'''

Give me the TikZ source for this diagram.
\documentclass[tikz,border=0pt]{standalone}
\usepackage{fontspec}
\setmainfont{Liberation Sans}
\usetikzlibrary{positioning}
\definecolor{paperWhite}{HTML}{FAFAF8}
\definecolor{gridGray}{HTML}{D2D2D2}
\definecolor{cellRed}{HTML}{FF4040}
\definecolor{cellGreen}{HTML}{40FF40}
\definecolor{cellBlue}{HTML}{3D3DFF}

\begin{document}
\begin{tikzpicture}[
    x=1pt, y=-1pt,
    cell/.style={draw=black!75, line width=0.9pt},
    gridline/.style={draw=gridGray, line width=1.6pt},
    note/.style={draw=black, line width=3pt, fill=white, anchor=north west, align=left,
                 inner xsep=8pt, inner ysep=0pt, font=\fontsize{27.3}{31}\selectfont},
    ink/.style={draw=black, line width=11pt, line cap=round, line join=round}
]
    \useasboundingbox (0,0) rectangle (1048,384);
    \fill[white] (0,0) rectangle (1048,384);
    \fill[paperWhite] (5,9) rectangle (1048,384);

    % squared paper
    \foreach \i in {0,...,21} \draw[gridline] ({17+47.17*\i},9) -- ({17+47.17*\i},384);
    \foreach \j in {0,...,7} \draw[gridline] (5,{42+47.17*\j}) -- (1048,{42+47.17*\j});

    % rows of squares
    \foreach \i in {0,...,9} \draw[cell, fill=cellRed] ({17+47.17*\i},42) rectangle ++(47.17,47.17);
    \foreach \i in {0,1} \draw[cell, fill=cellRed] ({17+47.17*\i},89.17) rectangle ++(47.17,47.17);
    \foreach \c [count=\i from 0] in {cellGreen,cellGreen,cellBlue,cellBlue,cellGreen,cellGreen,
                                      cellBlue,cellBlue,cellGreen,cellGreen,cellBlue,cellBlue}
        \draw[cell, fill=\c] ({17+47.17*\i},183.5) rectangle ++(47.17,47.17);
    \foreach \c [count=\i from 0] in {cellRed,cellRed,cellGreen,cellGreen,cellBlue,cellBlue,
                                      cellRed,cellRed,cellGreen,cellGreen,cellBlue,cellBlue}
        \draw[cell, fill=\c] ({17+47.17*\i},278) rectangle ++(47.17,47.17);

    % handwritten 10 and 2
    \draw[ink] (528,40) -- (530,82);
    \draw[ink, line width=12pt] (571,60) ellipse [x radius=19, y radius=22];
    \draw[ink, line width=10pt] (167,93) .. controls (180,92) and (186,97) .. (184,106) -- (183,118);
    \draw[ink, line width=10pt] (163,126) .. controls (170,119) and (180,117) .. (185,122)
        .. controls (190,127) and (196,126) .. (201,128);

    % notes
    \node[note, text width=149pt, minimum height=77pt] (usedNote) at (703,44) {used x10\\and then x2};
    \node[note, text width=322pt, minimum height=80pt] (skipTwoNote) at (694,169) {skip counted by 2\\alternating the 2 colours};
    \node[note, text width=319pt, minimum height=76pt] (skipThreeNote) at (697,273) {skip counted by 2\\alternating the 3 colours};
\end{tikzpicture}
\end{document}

'''
'''

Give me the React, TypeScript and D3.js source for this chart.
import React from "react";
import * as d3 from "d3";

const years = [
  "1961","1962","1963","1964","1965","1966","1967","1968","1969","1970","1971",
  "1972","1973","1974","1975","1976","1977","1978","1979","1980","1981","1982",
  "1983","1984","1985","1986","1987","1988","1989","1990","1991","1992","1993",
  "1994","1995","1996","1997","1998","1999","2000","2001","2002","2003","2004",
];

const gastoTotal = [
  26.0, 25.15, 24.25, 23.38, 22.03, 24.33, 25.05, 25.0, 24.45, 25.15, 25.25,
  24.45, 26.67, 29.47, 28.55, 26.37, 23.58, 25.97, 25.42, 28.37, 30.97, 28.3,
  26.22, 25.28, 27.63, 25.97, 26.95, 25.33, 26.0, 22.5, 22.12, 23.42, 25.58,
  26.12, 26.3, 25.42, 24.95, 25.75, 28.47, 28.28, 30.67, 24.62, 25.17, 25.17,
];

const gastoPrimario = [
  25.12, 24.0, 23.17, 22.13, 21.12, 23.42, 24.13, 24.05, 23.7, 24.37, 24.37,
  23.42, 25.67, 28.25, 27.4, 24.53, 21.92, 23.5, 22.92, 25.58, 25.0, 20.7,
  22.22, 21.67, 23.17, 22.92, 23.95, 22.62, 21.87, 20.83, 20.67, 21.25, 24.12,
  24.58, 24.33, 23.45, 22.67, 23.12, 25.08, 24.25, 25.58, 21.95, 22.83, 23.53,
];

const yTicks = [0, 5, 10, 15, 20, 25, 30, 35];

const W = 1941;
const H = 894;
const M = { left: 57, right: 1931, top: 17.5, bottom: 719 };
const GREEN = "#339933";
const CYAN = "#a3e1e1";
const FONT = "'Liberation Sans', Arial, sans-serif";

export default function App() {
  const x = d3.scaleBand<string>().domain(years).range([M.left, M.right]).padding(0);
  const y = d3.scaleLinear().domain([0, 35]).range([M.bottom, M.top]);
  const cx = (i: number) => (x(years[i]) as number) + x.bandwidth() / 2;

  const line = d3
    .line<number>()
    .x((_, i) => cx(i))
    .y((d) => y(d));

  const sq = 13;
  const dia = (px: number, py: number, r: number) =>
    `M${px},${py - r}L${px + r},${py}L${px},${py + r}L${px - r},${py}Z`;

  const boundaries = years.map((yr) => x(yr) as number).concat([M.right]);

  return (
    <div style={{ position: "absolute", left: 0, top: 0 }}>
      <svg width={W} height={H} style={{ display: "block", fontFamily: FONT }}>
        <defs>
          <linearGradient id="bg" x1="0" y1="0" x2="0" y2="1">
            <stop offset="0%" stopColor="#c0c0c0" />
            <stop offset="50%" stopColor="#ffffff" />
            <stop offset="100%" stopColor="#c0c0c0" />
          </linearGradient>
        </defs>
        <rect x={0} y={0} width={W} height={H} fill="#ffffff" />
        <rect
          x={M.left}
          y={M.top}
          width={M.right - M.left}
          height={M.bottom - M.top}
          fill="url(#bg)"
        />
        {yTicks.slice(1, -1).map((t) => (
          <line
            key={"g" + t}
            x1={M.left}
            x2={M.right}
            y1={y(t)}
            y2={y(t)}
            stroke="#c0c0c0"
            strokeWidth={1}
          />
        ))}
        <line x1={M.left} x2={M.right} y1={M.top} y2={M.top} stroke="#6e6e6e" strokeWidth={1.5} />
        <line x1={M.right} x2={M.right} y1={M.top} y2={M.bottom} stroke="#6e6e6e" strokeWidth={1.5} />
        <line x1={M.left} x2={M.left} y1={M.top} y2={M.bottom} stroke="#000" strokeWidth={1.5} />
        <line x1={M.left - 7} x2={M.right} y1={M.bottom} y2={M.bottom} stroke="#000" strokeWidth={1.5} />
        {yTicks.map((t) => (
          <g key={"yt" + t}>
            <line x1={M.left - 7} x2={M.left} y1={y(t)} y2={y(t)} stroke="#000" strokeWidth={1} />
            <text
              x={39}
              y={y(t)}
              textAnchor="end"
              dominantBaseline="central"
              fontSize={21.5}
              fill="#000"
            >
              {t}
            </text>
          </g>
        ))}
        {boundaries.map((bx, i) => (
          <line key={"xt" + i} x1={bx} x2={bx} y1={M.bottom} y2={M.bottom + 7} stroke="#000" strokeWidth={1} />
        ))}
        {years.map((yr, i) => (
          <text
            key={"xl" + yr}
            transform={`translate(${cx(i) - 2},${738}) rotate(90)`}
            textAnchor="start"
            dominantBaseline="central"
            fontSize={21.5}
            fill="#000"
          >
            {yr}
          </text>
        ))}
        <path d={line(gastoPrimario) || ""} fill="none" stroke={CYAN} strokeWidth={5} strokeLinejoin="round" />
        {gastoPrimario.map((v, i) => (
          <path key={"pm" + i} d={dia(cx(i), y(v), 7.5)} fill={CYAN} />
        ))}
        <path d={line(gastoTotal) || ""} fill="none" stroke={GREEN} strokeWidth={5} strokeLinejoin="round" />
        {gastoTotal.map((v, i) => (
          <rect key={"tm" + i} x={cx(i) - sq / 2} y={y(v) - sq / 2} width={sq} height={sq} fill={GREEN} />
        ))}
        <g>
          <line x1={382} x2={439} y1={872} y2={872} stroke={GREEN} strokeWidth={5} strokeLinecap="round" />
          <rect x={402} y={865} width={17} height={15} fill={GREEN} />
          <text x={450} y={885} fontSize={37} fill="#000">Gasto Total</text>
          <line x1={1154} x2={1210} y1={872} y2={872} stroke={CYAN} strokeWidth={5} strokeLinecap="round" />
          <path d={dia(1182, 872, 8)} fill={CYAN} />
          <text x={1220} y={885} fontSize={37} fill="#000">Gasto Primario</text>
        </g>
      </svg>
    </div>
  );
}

'''

## [Set task]
Each line in the listing above either holds the string "React" or does not; state how many do, giving the number only.

## [Task result]
2